Collected material:
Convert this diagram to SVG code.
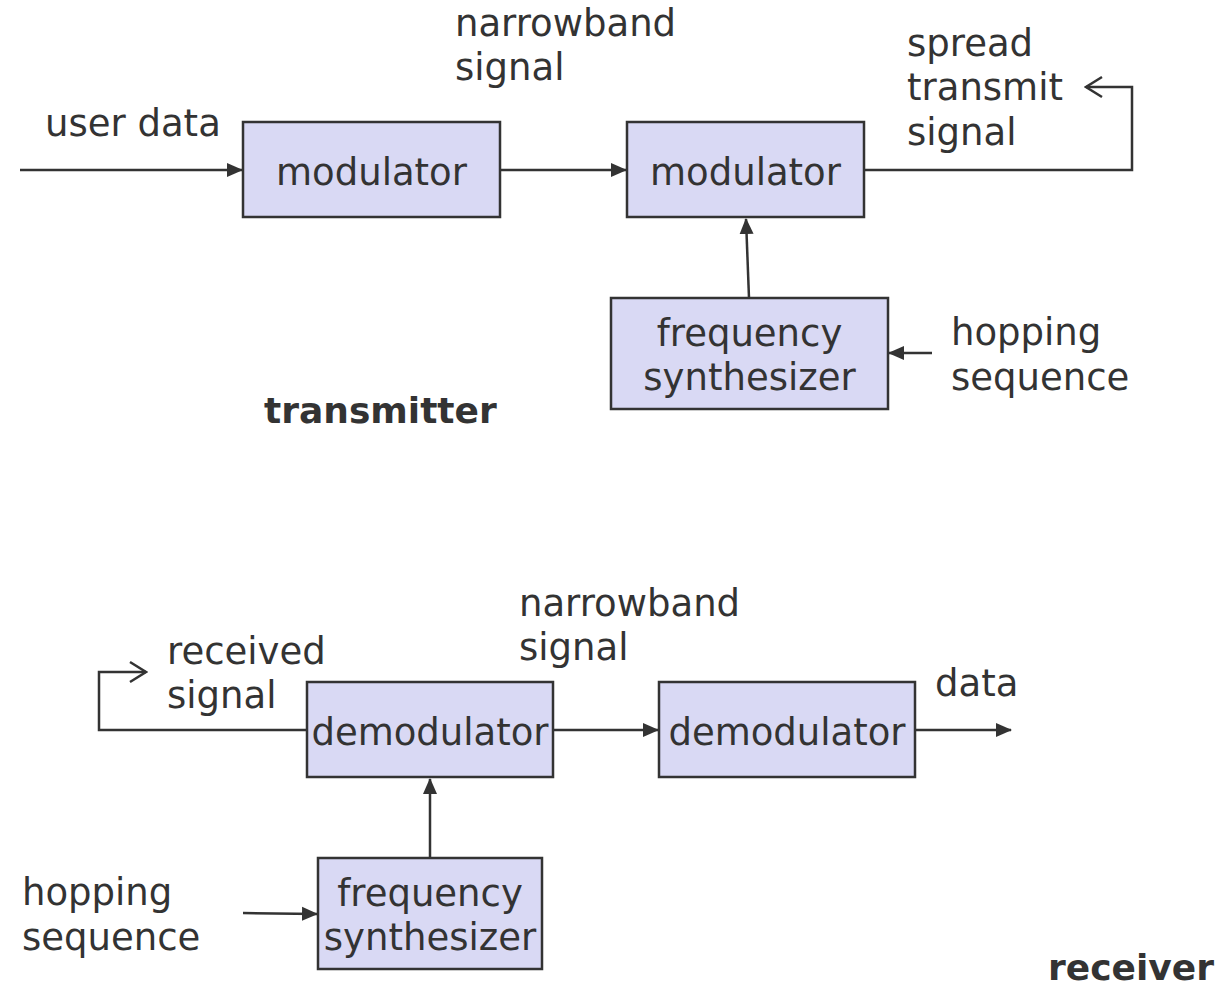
<svg xmlns="http://www.w3.org/2000/svg" width="1223" height="987" viewBox="0 0 1223 987">
<defs>
<marker id="ah" markerWidth="16" markerHeight="16" refX="15" refY="8" orient="auto" markerUnits="userSpaceOnUse">
<path d="M0,1 L16,8 L0,15 Z" fill="#333"/>
</marker>
<marker id="open" markerWidth="20" markerHeight="24" refX="18" refY="12" orient="auto" markerUnits="userSpaceOnUse">
<path d="M2,2 L18,12 L2,22" fill="none" stroke="#333" stroke-width="2.5"/>
</marker>
<style>
.box{fill:#d9d9f4;stroke:#333;stroke-width:2.5}
.t{font-family:"DejaVu Sans",Verdana,sans-serif;font-size:37px;fill:#333}
.c{text-anchor:middle}
.b{font-family:"DejaVu Sans",Verdana,sans-serif;font-size:36px;font-weight:bold;fill:#333}
.ln{fill:none;stroke:#333;stroke-width:2.5}
</style>
</defs>
<g id="connectors">
<line class="ln" x1="20" y1="170" x2="242" y2="170" marker-end="url(#ah)"/>
<line class="ln" x1="500" y1="170" x2="626" y2="170" marker-end="url(#ah)"/>
<polyline class="ln" points="864,170 1132,170 1132,87 1086,87" marker-end="url(#open)"/>
<line class="ln" x1="749" y1="298" x2="746" y2="219" marker-end="url(#ah)"/>
<line class="ln" x1="932" y1="353" x2="889" y2="353" marker-end="url(#ah)"/>
<polyline class="ln" points="307,730 99,730 99,672 146,672" marker-end="url(#open)"/>
<line class="ln" x1="553" y1="730" x2="658" y2="730" marker-end="url(#ah)"/>
<line class="ln" x1="915" y1="730" x2="1011" y2="730" marker-end="url(#ah)"/>
<line class="ln" x1="430" y1="858" x2="430" y2="779" marker-end="url(#ah)"/>
<line class="ln" x1="243" y1="913" x2="317" y2="914" marker-end="url(#ah)"/>
</g>
<g id="mod1">
<rect class="box" x="243" y="122" width="257" height="95"/>
<text class="t c" x="371.5" y="185">modulator</text>
</g>
<g id="mod2">
<rect class="box" x="627" y="122" width="237" height="95"/>
<text class="t c" x="745.5" y="185">modulator</text>
</g>
<g id="synth1">
<rect class="box" x="611" y="298" width="277" height="111"/>
<text class="t c" x="749.5" y="346">frequency</text>
<text class="t c" x="749.5" y="390">synthesizer</text>
</g>
<g id="demod1">
<rect class="box" x="307" y="682" width="246" height="95"/>
<text class="t c" x="430" y="745">demodulator</text>
</g>
<g id="demod2">
<rect class="box" x="659" y="682" width="256" height="95"/>
<text class="t c" x="787" y="745">demodulator</text>
</g>
<g id="synth2">
<rect class="box" x="318" y="858" width="224" height="111"/>
<text class="t c" x="430" y="906">frequency</text>
<text class="t c" x="430" y="950">synthesizer</text>
</g>
<g id="labels">
<text class="t" x="455" y="36">narrowband</text>
<text class="t" x="455" y="80">signal</text>
<text class="t" x="45" y="136">user data</text>
<text class="t" x="907" y="56">spread</text>
<text class="t" x="907" y="100">transmit</text>
<text class="t" x="907" y="145">signal</text>
<text class="t" x="951" y="345">hopping</text>
<text class="t" x="951" y="390">sequence</text>
<text class="b" x="264" y="423">transmitter</text>
<text class="t" x="519" y="616">narrowband</text>
<text class="t" x="519" y="660">signal</text>
<text class="t" x="167" y="664">received</text>
<text class="t" x="167" y="708">signal</text>
<text class="t" x="935" y="696">data</text>
<text class="t" x="22" y="905">hopping</text>
<text class="t" x="22" y="950">sequence</text>
<text class="b" x="1048" y="980">receiver</text>
</g>
</svg>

Brief: Return each line from the material above exactly, but not the pictures.

Solution to the problem:
Convert this diagram to SVG code.
<svg xmlns="http://www.w3.org/2000/svg" width="1223" height="987" viewBox="0 0 1223 987">
<defs>
<marker id="ah" markerWidth="16" markerHeight="16" refX="15" refY="8" orient="auto" markerUnits="userSpaceOnUse">
<path d="M0,1 L16,8 L0,15 Z" fill="#333"/>
</marker>
<marker id="open" markerWidth="20" markerHeight="24" refX="18" refY="12" orient="auto" markerUnits="userSpaceOnUse">
<path d="M2,2 L18,12 L2,22" fill="none" stroke="#333" stroke-width="2.5"/>
</marker>
<style>
.box{fill:#d9d9f4;stroke:#333;stroke-width:2.5}
.t{font-family:"DejaVu Sans",Verdana,sans-serif;font-size:37px;fill:#333}
.c{text-anchor:middle}
.b{font-family:"DejaVu Sans",Verdana,sans-serif;font-size:36px;font-weight:bold;fill:#333}
.ln{fill:none;stroke:#333;stroke-width:2.5}
</style>
</defs>
<g id="connectors">
<line class="ln" x1="20" y1="170" x2="242" y2="170" marker-end="url(#ah)"/>
<line class="ln" x1="500" y1="170" x2="626" y2="170" marker-end="url(#ah)"/>
<polyline class="ln" points="864,170 1132,170 1132,87 1086,87" marker-end="url(#open)"/>
<line class="ln" x1="749" y1="298" x2="746" y2="219" marker-end="url(#ah)"/>
<line class="ln" x1="932" y1="353" x2="889" y2="353" marker-end="url(#ah)"/>
<polyline class="ln" points="307,730 99,730 99,672 146,672" marker-end="url(#open)"/>
<line class="ln" x1="553" y1="730" x2="658" y2="730" marker-end="url(#ah)"/>
<line class="ln" x1="915" y1="730" x2="1011" y2="730" marker-end="url(#ah)"/>
<line class="ln" x1="430" y1="858" x2="430" y2="779" marker-end="url(#ah)"/>
<line class="ln" x1="243" y1="913" x2="317" y2="914" marker-end="url(#ah)"/>
</g>
<g id="mod1">
<rect class="box" x="243" y="122" width="257" height="95"/>
<text class="t c" x="371.5" y="185">modulator</text>
</g>
<g id="mod2">
<rect class="box" x="627" y="122" width="237" height="95"/>
<text class="t c" x="745.5" y="185">modulator</text>
</g>
<g id="synth1">
<rect class="box" x="611" y="298" width="277" height="111"/>
<text class="t c" x="749.5" y="346">frequency</text>
<text class="t c" x="749.5" y="390">synthesizer</text>
</g>
<g id="demod1">
<rect class="box" x="307" y="682" width="246" height="95"/>
<text class="t c" x="430" y="745">demodulator</text>
</g>
<g id="demod2">
<rect class="box" x="659" y="682" width="256" height="95"/>
<text class="t c" x="787" y="745">demodulator</text>
</g>
<g id="synth2">
<rect class="box" x="318" y="858" width="224" height="111"/>
<text class="t c" x="430" y="906">frequency</text>
<text class="t c" x="430" y="950">synthesizer</text>
</g>
<g id="labels">
<text class="t" x="455" y="36">narrowband</text>
<text class="t" x="455" y="80">signal</text>
<text class="t" x="45" y="136">user data</text>
<text class="t" x="907" y="56">spread</text>
<text class="t" x="907" y="100">transmit</text>
<text class="t" x="907" y="145">signal</text>
<text class="t" x="951" y="345">hopping</text>
<text class="t" x="951" y="390">sequence</text>
<text class="b" x="264" y="423">transmitter</text>
<text class="t" x="519" y="616">narrowband</text>
<text class="t" x="519" y="660">signal</text>
<text class="t" x="167" y="664">received</text>
<text class="t" x="167" y="708">signal</text>
<text class="t" x="935" y="696">data</text>
<text class="t" x="22" y="905">hopping</text>
<text class="t" x="22" y="950">sequence</text>
<text class="b" x="1048" y="980">receiver</text>
</g>
</svg>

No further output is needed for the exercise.